#### JOB
Without the images, write out the whole listing exactly.

#### RECORDED INFORMATION
● ● ● ● ●

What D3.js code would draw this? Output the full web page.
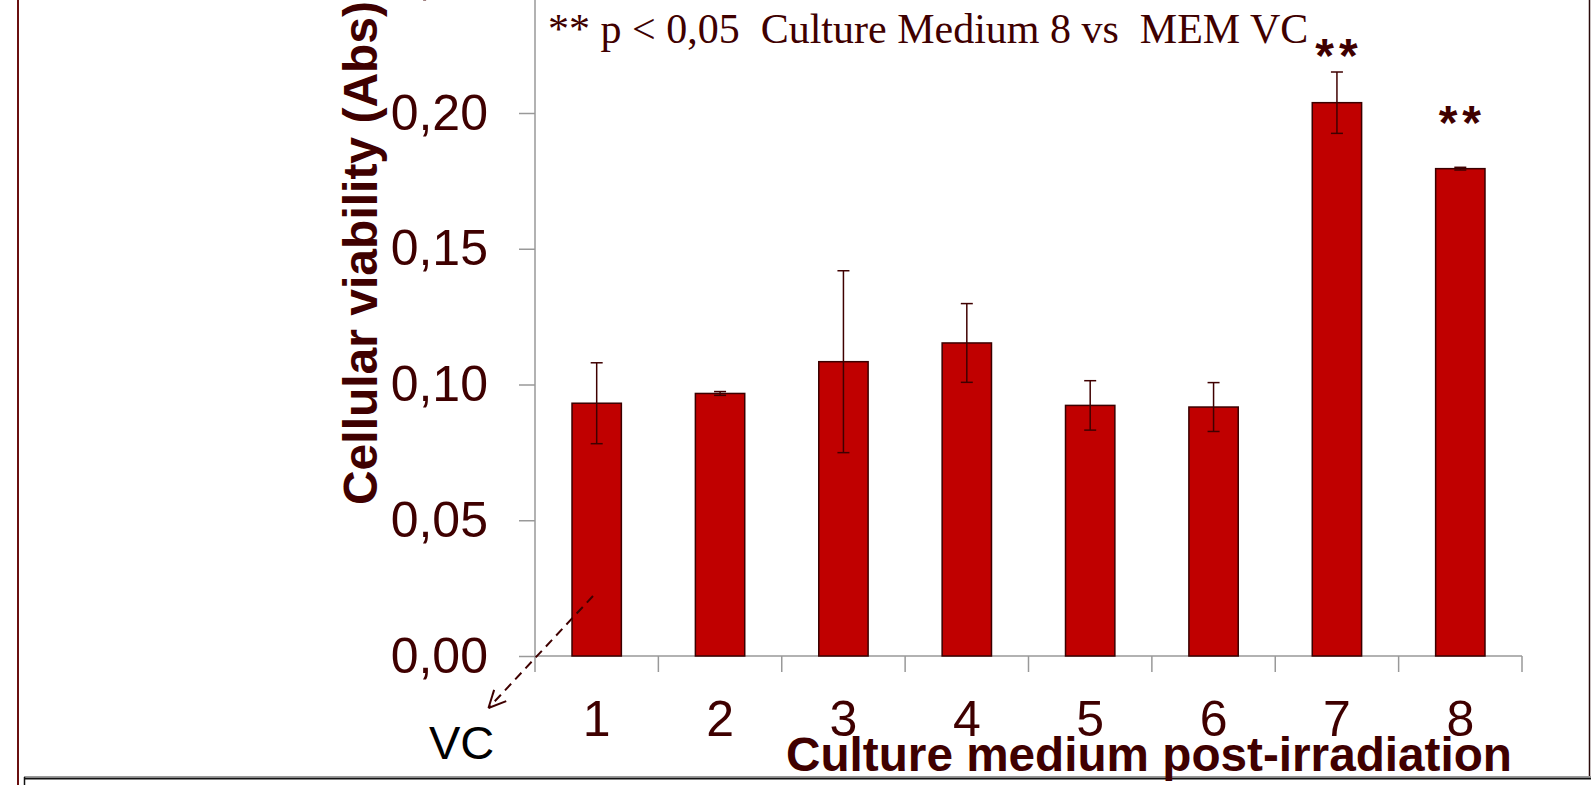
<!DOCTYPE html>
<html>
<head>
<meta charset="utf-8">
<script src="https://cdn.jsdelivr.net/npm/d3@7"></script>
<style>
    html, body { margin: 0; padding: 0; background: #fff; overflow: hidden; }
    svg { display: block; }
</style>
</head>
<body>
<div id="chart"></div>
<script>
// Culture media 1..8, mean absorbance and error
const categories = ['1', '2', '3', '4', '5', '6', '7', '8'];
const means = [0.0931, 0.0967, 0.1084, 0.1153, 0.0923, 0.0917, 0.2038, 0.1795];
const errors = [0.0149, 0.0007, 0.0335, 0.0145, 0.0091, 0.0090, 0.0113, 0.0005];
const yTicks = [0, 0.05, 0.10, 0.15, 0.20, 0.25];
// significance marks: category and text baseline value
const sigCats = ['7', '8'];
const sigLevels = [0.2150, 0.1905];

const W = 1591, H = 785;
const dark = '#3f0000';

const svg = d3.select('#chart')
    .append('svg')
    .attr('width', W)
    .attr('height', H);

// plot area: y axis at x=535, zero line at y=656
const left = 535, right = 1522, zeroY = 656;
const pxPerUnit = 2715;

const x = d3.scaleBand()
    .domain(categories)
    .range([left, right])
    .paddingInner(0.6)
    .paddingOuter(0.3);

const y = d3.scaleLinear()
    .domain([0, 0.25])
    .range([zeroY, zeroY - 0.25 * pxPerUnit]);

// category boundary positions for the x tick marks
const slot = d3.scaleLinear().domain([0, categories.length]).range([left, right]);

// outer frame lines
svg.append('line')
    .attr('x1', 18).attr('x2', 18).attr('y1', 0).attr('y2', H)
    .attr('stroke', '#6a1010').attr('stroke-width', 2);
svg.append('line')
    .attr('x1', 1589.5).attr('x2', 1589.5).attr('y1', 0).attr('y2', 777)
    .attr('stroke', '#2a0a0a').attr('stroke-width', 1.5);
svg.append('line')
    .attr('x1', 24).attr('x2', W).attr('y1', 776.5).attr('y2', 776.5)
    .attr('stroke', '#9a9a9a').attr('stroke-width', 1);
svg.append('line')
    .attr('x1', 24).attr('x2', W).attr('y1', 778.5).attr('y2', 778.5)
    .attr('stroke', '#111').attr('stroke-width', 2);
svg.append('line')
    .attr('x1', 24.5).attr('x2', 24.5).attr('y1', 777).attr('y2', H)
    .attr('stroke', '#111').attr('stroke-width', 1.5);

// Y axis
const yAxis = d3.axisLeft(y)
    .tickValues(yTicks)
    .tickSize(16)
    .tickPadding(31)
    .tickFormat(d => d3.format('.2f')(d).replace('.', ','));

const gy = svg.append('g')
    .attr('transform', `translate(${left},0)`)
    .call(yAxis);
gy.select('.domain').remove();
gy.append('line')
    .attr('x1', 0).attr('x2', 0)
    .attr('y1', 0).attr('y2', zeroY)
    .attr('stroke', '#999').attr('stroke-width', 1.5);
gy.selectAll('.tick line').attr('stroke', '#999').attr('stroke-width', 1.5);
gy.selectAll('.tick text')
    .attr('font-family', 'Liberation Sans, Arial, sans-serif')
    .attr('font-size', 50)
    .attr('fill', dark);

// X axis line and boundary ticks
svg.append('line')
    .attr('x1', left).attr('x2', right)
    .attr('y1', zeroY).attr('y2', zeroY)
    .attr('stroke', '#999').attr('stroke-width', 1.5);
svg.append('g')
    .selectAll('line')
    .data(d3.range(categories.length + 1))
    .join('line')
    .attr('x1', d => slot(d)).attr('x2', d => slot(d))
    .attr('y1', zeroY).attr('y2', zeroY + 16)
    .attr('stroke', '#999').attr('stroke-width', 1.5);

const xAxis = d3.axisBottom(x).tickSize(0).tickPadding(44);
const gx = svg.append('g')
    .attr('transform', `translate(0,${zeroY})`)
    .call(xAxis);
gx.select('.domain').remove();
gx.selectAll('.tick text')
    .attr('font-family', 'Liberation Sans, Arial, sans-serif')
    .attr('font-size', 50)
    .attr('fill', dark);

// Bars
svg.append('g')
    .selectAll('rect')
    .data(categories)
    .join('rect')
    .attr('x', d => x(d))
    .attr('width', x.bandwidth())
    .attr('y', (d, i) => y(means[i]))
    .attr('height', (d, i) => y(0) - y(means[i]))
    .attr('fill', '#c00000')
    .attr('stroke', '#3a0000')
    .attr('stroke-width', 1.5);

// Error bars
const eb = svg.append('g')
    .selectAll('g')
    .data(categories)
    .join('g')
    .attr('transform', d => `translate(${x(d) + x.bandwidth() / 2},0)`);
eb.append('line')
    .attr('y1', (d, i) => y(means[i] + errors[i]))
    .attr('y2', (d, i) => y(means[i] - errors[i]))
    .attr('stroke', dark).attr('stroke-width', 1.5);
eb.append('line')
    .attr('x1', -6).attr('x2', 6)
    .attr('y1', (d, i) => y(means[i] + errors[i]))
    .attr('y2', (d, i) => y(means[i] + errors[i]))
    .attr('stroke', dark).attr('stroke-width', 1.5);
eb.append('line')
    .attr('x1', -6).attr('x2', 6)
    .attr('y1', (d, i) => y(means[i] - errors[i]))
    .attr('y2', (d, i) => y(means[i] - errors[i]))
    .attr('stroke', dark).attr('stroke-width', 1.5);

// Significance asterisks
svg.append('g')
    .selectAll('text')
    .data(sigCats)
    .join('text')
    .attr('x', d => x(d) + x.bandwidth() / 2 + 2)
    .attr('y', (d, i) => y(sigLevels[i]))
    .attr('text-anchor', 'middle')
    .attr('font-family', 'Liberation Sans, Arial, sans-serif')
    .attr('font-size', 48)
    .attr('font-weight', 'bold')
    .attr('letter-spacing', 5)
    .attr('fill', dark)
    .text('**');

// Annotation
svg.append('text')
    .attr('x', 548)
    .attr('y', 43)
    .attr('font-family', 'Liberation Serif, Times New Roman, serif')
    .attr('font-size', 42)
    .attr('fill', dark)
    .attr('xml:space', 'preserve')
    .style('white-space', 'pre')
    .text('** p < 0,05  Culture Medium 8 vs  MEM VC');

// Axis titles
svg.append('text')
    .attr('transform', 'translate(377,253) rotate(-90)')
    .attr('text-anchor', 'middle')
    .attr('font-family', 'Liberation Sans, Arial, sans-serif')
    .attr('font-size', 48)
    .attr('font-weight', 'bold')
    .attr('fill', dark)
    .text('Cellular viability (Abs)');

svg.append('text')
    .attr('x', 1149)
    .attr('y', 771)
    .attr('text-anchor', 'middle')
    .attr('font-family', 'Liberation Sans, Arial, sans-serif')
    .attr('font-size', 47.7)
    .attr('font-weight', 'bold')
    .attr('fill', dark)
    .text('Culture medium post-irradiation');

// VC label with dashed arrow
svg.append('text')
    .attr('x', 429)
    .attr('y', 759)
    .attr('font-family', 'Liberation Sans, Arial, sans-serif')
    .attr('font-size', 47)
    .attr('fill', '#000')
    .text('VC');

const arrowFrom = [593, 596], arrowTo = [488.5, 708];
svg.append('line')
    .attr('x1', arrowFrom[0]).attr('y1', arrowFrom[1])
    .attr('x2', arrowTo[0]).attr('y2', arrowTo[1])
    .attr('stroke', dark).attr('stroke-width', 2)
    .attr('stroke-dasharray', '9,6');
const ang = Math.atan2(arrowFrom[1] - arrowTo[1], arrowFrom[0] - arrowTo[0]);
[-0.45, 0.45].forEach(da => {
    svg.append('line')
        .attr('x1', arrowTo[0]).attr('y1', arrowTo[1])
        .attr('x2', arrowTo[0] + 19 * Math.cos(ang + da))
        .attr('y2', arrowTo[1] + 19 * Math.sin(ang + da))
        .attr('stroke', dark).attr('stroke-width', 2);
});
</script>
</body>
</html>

● ● ● ● ●

#### RESPONSE TO THE EXERCISE
What D3.js code would draw this? Output the full web page.
<!DOCTYPE html>
<html>
<head>
<meta charset="utf-8">
<script src="https://cdn.jsdelivr.net/npm/d3@7"></script>
<style>
    html, body { margin: 0; padding: 0; background: #fff; overflow: hidden; }
    svg { display: block; }
</style>
</head>
<body>
<div id="chart"></div>
<script>
// Culture media 1..8, mean absorbance and error
const categories = ['1', '2', '3', '4', '5', '6', '7', '8'];
const means = [0.0931, 0.0967, 0.1084, 0.1153, 0.0923, 0.0917, 0.2038, 0.1795];
const errors = [0.0149, 0.0007, 0.0335, 0.0145, 0.0091, 0.0090, 0.0113, 0.0005];
const yTicks = [0, 0.05, 0.10, 0.15, 0.20, 0.25];
// significance marks: category and text baseline value
const sigCats = ['7', '8'];
const sigLevels = [0.2150, 0.1905];

const W = 1591, H = 785;
const dark = '#3f0000';

const svg = d3.select('#chart')
    .append('svg')
    .attr('width', W)
    .attr('height', H);

// plot area: y axis at x=535, zero line at y=656
const left = 535, right = 1522, zeroY = 656;
const pxPerUnit = 2715;

const x = d3.scaleBand()
    .domain(categories)
    .range([left, right])
    .paddingInner(0.6)
    .paddingOuter(0.3);

const y = d3.scaleLinear()
    .domain([0, 0.25])
    .range([zeroY, zeroY - 0.25 * pxPerUnit]);

// category boundary positions for the x tick marks
const slot = d3.scaleLinear().domain([0, categories.length]).range([left, right]);

// outer frame lines
svg.append('line')
    .attr('x1', 18).attr('x2', 18).attr('y1', 0).attr('y2', H)
    .attr('stroke', '#6a1010').attr('stroke-width', 2);
svg.append('line')
    .attr('x1', 1589.5).attr('x2', 1589.5).attr('y1', 0).attr('y2', 777)
    .attr('stroke', '#2a0a0a').attr('stroke-width', 1.5);
svg.append('line')
    .attr('x1', 24).attr('x2', W).attr('y1', 776.5).attr('y2', 776.5)
    .attr('stroke', '#9a9a9a').attr('stroke-width', 1);
svg.append('line')
    .attr('x1', 24).attr('x2', W).attr('y1', 778.5).attr('y2', 778.5)
    .attr('stroke', '#111').attr('stroke-width', 2);
svg.append('line')
    .attr('x1', 24.5).attr('x2', 24.5).attr('y1', 777).attr('y2', H)
    .attr('stroke', '#111').attr('stroke-width', 1.5);

// Y axis
const yAxis = d3.axisLeft(y)
    .tickValues(yTicks)
    .tickSize(16)
    .tickPadding(31)
    .tickFormat(d => d3.format('.2f')(d).replace('.', ','));

const gy = svg.append('g')
    .attr('transform', `translate(${left},0)`)
    .call(yAxis);
gy.select('.domain').remove();
gy.append('line')
    .attr('x1', 0).attr('x2', 0)
    .attr('y1', 0).attr('y2', zeroY)
    .attr('stroke', '#999').attr('stroke-width', 1.5);
gy.selectAll('.tick line').attr('stroke', '#999').attr('stroke-width', 1.5);
gy.selectAll('.tick text')
    .attr('font-family', 'Liberation Sans, Arial, sans-serif')
    .attr('font-size', 50)
    .attr('fill', dark);

// X axis line and boundary ticks
svg.append('line')
    .attr('x1', left).attr('x2', right)
    .attr('y1', zeroY).attr('y2', zeroY)
    .attr('stroke', '#999').attr('stroke-width', 1.5);
svg.append('g')
    .selectAll('line')
    .data(d3.range(categories.length + 1))
    .join('line')
    .attr('x1', d => slot(d)).attr('x2', d => slot(d))
    .attr('y1', zeroY).attr('y2', zeroY + 16)
    .attr('stroke', '#999').attr('stroke-width', 1.5);

const xAxis = d3.axisBottom(x).tickSize(0).tickPadding(44);
const gx = svg.append('g')
    .attr('transform', `translate(0,${zeroY})`)
    .call(xAxis);
gx.select('.domain').remove();
gx.selectAll('.tick text')
    .attr('font-family', 'Liberation Sans, Arial, sans-serif')
    .attr('font-size', 50)
    .attr('fill', dark);

// Bars
svg.append('g')
    .selectAll('rect')
    .data(categories)
    .join('rect')
    .attr('x', d => x(d))
    .attr('width', x.bandwidth())
    .attr('y', (d, i) => y(means[i]))
    .attr('height', (d, i) => y(0) - y(means[i]))
    .attr('fill', '#c00000')
    .attr('stroke', '#3a0000')
    .attr('stroke-width', 1.5);

// Error bars
const eb = svg.append('g')
    .selectAll('g')
    .data(categories)
    .join('g')
    .attr('transform', d => `translate(${x(d) + x.bandwidth() / 2},0)`);
eb.append('line')
    .attr('y1', (d, i) => y(means[i] + errors[i]))
    .attr('y2', (d, i) => y(means[i] - errors[i]))
    .attr('stroke', dark).attr('stroke-width', 1.5);
eb.append('line')
    .attr('x1', -6).attr('x2', 6)
    .attr('y1', (d, i) => y(means[i] + errors[i]))
    .attr('y2', (d, i) => y(means[i] + errors[i]))
    .attr('stroke', dark).attr('stroke-width', 1.5);
eb.append('line')
    .attr('x1', -6).attr('x2', 6)
    .attr('y1', (d, i) => y(means[i] - errors[i]))
    .attr('y2', (d, i) => y(means[i] - errors[i]))
    .attr('stroke', dark).attr('stroke-width', 1.5);

// Significance asterisks
svg.append('g')
    .selectAll('text')
    .data(sigCats)
    .join('text')
    .attr('x', d => x(d) + x.bandwidth() / 2 + 2)
    .attr('y', (d, i) => y(sigLevels[i]))
    .attr('text-anchor', 'middle')
    .attr('font-family', 'Liberation Sans, Arial, sans-serif')
    .attr('font-size', 48)
    .attr('font-weight', 'bold')
    .attr('letter-spacing', 5)
    .attr('fill', dark)
    .text('**');

// Annotation
svg.append('text')
    .attr('x', 548)
    .attr('y', 43)
    .attr('font-family', 'Liberation Serif, Times New Roman, serif')
    .attr('font-size', 42)
    .attr('fill', dark)
    .attr('xml:space', 'preserve')
    .style('white-space', 'pre')
    .text('** p < 0,05  Culture Medium 8 vs  MEM VC');

// Axis titles
svg.append('text')
    .attr('transform', 'translate(377,253) rotate(-90)')
    .attr('text-anchor', 'middle')
    .attr('font-family', 'Liberation Sans, Arial, sans-serif')
    .attr('font-size', 48)
    .attr('font-weight', 'bold')
    .attr('fill', dark)
    .text('Cellular viability (Abs)');

svg.append('text')
    .attr('x', 1149)
    .attr('y', 771)
    .attr('text-anchor', 'middle')
    .attr('font-family', 'Liberation Sans, Arial, sans-serif')
    .attr('font-size', 47.7)
    .attr('font-weight', 'bold')
    .attr('fill', dark)
    .text('Culture medium post-irradiation');

// VC label with dashed arrow
svg.append('text')
    .attr('x', 429)
    .attr('y', 759)
    .attr('font-family', 'Liberation Sans, Arial, sans-serif')
    .attr('font-size', 47)
    .attr('fill', '#000')
    .text('VC');

const arrowFrom = [593, 596], arrowTo = [488.5, 708];
svg.append('line')
    .attr('x1', arrowFrom[0]).attr('y1', arrowFrom[1])
    .attr('x2', arrowTo[0]).attr('y2', arrowTo[1])
    .attr('stroke', dark).attr('stroke-width', 2)
    .attr('stroke-dasharray', '9,6');
const ang = Math.atan2(arrowFrom[1] - arrowTo[1], arrowFrom[0] - arrowTo[0]);
[-0.45, 0.45].forEach(da => {
    svg.append('line')
        .attr('x1', arrowTo[0]).attr('y1', arrowTo[1])
        .attr('x2', arrowTo[0] + 19 * Math.cos(ang + da))
        .attr('y2', arrowTo[1] + 19 * Math.sin(ang + da))
        .attr('stroke', dark).attr('stroke-width', 2);
});
</script>
</body>
</html>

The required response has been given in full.